── INFORMATION GIVEN ──

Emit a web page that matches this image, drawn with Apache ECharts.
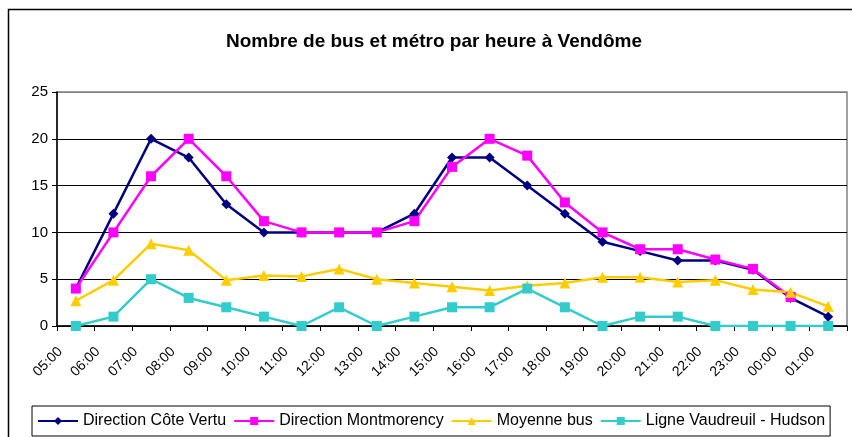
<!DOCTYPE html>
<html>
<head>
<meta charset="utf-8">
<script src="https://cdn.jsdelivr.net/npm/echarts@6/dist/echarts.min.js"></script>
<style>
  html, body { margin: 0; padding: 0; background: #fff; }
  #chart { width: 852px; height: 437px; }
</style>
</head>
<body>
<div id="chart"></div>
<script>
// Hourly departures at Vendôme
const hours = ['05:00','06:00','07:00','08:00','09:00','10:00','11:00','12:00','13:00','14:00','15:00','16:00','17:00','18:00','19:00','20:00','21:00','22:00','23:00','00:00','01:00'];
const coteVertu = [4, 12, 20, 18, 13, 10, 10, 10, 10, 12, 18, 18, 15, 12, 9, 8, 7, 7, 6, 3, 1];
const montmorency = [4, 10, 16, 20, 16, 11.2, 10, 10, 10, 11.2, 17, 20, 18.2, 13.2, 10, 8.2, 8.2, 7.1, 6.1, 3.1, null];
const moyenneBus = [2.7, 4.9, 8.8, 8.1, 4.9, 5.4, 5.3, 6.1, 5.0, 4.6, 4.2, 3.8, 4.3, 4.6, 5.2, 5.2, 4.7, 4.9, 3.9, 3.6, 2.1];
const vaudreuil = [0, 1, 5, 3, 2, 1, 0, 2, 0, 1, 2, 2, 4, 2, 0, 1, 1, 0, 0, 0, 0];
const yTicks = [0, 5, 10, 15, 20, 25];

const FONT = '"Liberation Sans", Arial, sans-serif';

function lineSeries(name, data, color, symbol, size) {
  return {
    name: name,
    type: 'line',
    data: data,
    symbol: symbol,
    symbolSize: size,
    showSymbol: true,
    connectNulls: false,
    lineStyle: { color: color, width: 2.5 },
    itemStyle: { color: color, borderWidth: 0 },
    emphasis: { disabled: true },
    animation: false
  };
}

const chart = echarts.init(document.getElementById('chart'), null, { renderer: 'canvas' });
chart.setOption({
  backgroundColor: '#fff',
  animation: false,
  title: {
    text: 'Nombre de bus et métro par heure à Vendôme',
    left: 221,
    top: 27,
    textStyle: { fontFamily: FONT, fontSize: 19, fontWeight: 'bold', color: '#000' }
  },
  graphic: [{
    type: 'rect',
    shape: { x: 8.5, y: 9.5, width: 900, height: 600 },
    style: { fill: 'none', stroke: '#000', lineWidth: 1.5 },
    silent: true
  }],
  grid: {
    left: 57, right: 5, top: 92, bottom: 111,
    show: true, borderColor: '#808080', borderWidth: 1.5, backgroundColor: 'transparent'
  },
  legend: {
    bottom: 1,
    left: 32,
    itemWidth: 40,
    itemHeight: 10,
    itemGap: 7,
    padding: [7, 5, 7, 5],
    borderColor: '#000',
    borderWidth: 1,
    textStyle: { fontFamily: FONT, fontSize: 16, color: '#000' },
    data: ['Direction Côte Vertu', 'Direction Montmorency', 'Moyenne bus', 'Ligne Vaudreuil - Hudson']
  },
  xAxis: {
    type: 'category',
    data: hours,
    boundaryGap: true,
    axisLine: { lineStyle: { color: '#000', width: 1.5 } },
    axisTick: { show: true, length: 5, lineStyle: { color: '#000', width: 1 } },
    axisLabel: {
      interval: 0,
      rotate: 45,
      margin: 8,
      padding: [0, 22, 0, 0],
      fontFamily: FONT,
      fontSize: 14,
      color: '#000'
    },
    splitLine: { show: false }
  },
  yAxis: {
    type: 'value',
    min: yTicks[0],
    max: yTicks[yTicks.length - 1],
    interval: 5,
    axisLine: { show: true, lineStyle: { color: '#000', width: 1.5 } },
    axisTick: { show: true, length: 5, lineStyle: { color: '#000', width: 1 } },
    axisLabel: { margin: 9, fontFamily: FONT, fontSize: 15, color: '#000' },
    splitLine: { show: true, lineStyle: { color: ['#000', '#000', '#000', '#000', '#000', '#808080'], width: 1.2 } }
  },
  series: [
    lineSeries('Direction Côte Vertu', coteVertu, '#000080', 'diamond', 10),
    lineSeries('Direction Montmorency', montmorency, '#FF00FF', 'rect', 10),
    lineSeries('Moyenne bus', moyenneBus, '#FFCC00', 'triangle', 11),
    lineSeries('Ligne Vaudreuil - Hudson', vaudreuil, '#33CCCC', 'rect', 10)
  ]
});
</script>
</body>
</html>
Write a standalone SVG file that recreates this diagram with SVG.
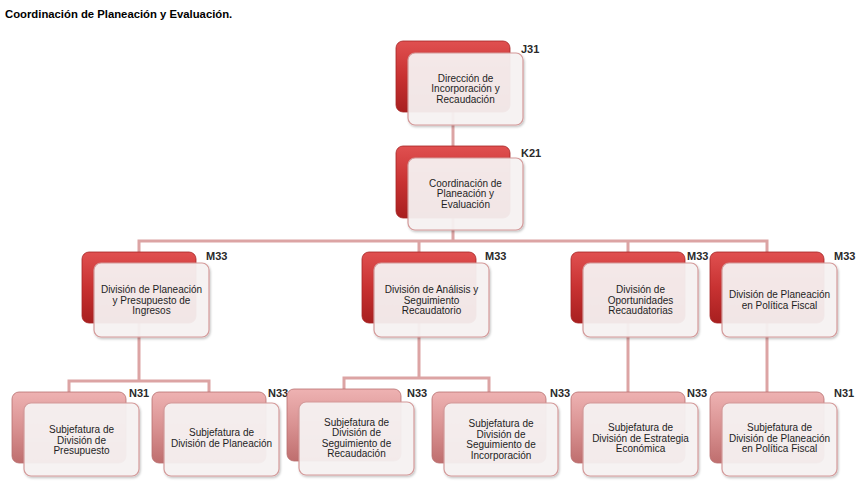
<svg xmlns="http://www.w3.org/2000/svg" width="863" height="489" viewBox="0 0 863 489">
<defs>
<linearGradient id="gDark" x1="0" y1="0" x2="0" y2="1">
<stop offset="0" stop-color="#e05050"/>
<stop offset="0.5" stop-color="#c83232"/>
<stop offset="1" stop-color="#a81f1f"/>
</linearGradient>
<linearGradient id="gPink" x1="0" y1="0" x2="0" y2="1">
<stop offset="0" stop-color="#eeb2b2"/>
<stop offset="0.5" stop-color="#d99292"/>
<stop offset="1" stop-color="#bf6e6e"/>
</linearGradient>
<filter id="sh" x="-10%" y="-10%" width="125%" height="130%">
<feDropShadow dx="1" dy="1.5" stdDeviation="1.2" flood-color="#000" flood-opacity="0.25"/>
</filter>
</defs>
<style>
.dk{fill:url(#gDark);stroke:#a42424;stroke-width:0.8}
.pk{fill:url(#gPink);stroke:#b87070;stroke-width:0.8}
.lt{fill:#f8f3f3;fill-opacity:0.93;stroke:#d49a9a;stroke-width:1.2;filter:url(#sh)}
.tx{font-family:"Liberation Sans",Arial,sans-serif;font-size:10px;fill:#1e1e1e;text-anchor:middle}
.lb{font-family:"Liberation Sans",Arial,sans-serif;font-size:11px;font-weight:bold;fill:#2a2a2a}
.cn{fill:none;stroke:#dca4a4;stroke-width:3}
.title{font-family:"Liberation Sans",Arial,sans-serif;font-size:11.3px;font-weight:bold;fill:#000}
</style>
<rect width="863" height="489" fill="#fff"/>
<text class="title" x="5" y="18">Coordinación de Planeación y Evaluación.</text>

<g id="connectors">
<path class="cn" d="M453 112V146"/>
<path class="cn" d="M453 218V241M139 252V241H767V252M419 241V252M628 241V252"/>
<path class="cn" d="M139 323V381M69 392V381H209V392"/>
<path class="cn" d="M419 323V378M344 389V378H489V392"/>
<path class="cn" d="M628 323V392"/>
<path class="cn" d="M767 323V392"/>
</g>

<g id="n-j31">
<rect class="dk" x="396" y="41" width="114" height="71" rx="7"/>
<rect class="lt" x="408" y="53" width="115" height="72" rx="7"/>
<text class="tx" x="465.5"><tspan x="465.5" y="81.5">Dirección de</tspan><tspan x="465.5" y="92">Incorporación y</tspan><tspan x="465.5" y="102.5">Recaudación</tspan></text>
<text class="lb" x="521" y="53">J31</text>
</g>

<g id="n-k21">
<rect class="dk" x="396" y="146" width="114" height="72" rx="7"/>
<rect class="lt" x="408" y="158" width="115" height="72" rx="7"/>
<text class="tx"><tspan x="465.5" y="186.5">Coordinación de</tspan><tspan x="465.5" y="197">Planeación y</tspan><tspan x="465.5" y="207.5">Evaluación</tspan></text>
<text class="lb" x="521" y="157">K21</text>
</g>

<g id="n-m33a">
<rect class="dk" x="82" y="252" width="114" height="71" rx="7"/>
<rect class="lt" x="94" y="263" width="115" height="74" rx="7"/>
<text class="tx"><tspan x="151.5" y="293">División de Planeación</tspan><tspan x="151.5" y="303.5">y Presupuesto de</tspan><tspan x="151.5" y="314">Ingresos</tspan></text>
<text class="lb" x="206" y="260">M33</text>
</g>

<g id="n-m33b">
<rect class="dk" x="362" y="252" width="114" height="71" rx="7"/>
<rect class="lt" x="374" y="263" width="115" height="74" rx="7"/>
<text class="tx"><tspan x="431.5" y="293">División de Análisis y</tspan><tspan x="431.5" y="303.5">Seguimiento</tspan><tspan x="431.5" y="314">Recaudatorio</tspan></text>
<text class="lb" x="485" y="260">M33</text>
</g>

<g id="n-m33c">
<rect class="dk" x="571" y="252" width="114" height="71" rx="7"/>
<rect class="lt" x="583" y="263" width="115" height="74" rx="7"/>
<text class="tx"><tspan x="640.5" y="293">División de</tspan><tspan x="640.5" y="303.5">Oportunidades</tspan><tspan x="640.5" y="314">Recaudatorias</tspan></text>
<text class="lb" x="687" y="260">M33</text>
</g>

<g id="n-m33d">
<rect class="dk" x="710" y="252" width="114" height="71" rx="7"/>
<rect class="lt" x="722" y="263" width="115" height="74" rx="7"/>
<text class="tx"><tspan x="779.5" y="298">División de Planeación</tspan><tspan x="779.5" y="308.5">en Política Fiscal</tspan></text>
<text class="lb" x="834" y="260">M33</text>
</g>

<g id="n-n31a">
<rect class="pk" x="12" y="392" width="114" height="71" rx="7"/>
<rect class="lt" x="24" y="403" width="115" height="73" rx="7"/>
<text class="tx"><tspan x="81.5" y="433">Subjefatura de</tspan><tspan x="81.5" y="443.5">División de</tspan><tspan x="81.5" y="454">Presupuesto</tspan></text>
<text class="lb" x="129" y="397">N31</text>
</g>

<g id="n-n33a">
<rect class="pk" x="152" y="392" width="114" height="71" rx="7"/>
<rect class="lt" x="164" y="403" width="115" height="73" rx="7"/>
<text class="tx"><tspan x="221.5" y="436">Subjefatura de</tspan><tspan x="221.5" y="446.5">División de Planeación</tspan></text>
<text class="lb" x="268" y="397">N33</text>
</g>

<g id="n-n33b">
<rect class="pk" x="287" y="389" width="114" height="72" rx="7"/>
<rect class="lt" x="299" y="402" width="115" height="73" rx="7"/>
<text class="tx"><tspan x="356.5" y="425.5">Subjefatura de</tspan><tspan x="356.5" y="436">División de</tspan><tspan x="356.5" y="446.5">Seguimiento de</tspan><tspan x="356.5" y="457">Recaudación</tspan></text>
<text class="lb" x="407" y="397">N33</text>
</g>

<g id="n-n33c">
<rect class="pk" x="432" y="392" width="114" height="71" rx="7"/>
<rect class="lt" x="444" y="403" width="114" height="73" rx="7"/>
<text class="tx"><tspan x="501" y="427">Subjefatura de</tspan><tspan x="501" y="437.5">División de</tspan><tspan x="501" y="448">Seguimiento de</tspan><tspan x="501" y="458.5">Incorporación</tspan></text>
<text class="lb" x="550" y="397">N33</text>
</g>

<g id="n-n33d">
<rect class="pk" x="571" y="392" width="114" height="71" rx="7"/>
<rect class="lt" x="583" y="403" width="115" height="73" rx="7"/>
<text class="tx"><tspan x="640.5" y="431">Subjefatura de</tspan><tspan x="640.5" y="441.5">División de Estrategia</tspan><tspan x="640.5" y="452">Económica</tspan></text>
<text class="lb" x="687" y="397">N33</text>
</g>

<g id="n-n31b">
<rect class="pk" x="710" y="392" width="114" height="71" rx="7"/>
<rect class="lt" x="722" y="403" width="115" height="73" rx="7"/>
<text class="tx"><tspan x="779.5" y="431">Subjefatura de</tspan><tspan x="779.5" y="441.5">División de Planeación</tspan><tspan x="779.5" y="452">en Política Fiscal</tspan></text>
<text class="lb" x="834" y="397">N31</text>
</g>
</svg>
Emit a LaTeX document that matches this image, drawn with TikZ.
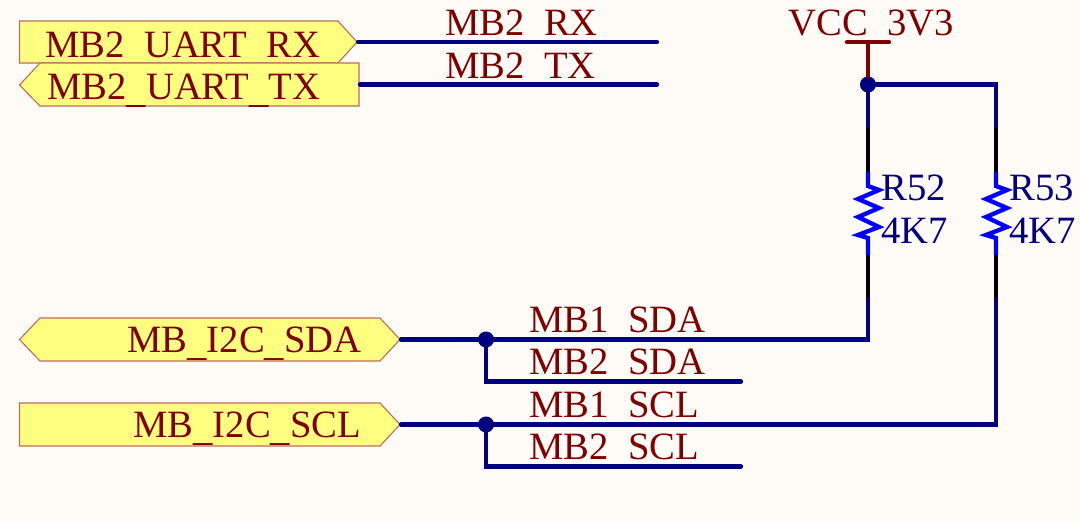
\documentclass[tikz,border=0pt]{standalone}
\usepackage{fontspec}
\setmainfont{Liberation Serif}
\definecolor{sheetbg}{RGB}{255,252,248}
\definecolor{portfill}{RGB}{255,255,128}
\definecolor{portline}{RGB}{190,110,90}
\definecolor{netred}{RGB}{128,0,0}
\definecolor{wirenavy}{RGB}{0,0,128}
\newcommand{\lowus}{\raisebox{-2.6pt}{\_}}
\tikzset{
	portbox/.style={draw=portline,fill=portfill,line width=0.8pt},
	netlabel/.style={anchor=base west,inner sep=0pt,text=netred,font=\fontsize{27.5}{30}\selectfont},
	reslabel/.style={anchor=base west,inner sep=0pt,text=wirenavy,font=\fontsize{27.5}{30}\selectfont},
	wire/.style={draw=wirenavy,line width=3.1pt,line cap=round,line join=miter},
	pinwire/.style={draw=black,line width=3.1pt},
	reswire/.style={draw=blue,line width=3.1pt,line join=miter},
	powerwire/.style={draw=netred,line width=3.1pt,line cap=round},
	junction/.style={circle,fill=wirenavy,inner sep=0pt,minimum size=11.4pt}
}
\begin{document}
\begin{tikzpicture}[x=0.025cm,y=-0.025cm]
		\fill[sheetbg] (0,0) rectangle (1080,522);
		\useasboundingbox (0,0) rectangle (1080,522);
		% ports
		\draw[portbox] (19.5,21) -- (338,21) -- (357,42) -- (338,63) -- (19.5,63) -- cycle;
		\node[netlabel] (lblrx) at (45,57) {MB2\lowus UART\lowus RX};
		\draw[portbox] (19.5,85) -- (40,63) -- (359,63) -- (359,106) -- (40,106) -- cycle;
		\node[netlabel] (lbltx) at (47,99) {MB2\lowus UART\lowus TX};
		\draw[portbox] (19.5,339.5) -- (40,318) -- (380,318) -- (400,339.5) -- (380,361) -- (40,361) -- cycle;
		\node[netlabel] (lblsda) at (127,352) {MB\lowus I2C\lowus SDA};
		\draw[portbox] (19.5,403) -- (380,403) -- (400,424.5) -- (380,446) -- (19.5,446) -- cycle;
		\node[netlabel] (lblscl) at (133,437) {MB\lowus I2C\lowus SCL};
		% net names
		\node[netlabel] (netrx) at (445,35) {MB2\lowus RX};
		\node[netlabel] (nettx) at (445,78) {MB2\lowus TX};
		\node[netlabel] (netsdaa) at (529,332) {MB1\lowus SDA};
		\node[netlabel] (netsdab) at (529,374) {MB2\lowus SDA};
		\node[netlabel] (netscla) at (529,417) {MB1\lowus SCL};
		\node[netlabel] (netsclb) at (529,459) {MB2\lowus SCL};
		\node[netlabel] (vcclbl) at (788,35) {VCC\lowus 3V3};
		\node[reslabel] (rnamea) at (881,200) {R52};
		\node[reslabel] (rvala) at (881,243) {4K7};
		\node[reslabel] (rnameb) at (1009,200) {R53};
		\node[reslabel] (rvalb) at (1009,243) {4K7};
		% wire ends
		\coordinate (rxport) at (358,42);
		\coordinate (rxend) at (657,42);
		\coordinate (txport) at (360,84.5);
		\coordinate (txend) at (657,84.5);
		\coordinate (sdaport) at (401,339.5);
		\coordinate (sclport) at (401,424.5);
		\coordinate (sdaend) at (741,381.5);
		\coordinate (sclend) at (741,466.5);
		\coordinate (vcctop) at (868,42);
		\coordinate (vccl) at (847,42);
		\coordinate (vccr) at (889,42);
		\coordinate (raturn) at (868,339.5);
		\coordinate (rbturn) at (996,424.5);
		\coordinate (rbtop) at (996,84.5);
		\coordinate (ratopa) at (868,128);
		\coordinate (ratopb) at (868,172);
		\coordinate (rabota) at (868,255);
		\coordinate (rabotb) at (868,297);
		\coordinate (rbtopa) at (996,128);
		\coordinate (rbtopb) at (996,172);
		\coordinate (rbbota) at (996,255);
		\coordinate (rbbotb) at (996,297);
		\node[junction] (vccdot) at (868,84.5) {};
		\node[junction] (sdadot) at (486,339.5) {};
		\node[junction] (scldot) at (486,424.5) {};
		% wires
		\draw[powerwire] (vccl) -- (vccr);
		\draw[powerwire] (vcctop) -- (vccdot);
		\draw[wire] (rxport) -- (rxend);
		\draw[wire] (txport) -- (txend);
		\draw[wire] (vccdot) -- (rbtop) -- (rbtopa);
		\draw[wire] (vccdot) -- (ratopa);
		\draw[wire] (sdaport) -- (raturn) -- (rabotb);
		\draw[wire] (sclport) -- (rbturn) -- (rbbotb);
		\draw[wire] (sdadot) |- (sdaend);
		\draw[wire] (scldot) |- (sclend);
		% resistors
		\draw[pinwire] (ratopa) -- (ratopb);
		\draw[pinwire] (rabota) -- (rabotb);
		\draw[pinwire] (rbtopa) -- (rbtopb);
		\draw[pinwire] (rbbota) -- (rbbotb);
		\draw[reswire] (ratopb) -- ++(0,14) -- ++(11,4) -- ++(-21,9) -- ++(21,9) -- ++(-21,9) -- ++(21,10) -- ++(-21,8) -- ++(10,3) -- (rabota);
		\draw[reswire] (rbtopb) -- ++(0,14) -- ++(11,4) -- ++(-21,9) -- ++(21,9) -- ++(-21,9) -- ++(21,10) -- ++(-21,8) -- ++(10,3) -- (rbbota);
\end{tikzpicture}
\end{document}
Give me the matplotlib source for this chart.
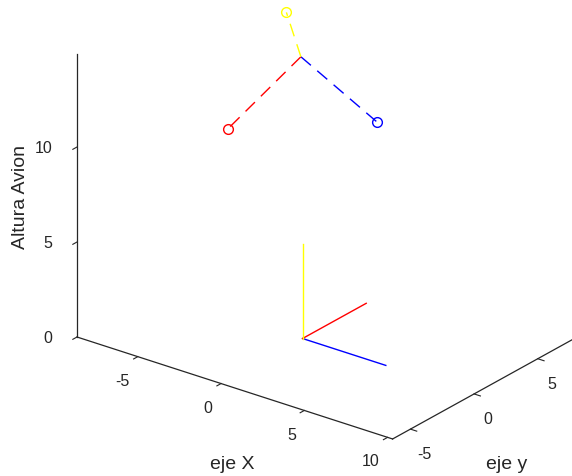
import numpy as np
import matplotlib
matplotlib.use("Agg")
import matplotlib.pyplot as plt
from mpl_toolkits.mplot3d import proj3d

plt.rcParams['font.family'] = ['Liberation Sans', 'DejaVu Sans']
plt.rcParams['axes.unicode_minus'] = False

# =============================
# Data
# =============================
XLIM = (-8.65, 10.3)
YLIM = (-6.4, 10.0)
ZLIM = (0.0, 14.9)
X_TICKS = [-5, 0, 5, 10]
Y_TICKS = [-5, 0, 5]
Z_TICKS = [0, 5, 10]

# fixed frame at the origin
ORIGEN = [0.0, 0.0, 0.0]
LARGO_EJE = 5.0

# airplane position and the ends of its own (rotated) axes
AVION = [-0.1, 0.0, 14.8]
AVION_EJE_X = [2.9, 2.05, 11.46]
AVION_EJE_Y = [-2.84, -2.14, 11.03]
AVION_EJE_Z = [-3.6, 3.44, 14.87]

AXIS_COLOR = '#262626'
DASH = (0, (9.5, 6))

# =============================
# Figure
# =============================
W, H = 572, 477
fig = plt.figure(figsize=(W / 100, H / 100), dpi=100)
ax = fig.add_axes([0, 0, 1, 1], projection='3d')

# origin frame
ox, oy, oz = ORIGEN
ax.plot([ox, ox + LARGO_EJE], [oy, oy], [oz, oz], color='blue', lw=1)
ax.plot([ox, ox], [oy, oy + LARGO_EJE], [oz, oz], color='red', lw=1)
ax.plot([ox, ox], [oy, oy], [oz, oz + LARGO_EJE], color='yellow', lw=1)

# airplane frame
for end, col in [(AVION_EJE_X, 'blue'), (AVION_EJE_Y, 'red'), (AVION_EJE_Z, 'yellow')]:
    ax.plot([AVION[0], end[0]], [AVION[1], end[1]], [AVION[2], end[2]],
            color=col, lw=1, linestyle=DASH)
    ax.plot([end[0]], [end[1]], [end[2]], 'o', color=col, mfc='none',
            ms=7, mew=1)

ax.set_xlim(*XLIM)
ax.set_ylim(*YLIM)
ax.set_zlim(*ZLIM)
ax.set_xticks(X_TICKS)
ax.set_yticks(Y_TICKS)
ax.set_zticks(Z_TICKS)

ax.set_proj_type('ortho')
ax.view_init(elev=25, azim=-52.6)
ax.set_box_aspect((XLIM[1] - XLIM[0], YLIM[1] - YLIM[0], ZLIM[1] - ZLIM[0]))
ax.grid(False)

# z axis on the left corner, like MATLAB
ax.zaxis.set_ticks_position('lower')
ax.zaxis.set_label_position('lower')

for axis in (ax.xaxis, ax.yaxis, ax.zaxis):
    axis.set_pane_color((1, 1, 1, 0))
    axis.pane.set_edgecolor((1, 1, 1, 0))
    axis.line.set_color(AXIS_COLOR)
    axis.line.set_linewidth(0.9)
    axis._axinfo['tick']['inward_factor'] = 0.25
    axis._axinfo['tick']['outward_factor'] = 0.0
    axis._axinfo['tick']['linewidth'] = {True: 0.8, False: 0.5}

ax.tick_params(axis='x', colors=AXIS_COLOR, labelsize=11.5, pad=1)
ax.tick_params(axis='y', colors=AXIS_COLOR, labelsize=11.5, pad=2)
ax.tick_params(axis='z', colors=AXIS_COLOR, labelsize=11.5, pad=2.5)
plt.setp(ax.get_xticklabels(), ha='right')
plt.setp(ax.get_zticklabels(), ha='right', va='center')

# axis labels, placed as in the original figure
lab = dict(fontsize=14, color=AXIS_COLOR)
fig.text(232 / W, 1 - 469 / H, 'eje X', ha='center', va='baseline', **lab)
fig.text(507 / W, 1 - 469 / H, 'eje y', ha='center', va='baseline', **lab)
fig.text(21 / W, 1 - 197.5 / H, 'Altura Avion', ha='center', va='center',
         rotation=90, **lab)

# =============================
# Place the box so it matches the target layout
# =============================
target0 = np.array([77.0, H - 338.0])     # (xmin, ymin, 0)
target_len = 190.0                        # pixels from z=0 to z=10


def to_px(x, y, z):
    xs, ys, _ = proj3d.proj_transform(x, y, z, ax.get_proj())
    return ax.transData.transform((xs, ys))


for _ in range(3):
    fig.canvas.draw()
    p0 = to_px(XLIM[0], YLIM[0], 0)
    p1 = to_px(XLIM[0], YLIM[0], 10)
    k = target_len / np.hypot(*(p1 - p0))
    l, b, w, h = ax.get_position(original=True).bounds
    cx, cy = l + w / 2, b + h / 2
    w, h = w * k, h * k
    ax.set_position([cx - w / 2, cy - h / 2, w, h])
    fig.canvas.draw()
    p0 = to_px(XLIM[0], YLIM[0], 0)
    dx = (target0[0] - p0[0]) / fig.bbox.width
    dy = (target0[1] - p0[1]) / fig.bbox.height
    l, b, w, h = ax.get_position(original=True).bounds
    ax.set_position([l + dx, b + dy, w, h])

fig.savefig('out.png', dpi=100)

───

◆ **AIM**
Do not include pictures. Give again exactly the lines starting at the one with "Write a standalone" and ending at the one with "Planeación y Evaluación.</text>", both included.

◆ **PROBLEM SOLUTION**
Write a standalone SVG file that recreates this diagram with SVG.
<svg xmlns="http://www.w3.org/2000/svg" width="863" height="489" viewBox="0 0 863 489">
<defs>
<linearGradient id="gDark" x1="0" y1="0" x2="0" y2="1">
<stop offset="0" stop-color="#e05050"/>
<stop offset="0.5" stop-color="#c83232"/>
<stop offset="1" stop-color="#a81f1f"/>
</linearGradient>
<linearGradient id="gPink" x1="0" y1="0" x2="0" y2="1">
<stop offset="0" stop-color="#eeb2b2"/>
<stop offset="0.5" stop-color="#d99292"/>
<stop offset="1" stop-color="#bf6e6e"/>
</linearGradient>
<filter id="sh" x="-10%" y="-10%" width="125%" height="130%">
<feDropShadow dx="1" dy="1.5" stdDeviation="1.2" flood-color="#000" flood-opacity="0.25"/>
</filter>
</defs>
<style>
.dk{fill:url(#gDark);stroke:#a42424;stroke-width:0.8}
.pk{fill:url(#gPink);stroke:#b87070;stroke-width:0.8}
.lt{fill:#f8f3f3;fill-opacity:0.93;stroke:#d49a9a;stroke-width:1.2;filter:url(#sh)}
.tx{font-family:"Liberation Sans",Arial,sans-serif;font-size:10px;fill:#1e1e1e;text-anchor:middle}
.lb{font-family:"Liberation Sans",Arial,sans-serif;font-size:11px;font-weight:bold;fill:#2a2a2a}
.cn{fill:none;stroke:#dca4a4;stroke-width:3}
.title{font-family:"Liberation Sans",Arial,sans-serif;font-size:11.3px;font-weight:bold;fill:#000}
</style>
<rect width="863" height="489" fill="#fff"/>
<text class="title" x="5" y="18">Coordinación de Planeación y Evaluación.</text>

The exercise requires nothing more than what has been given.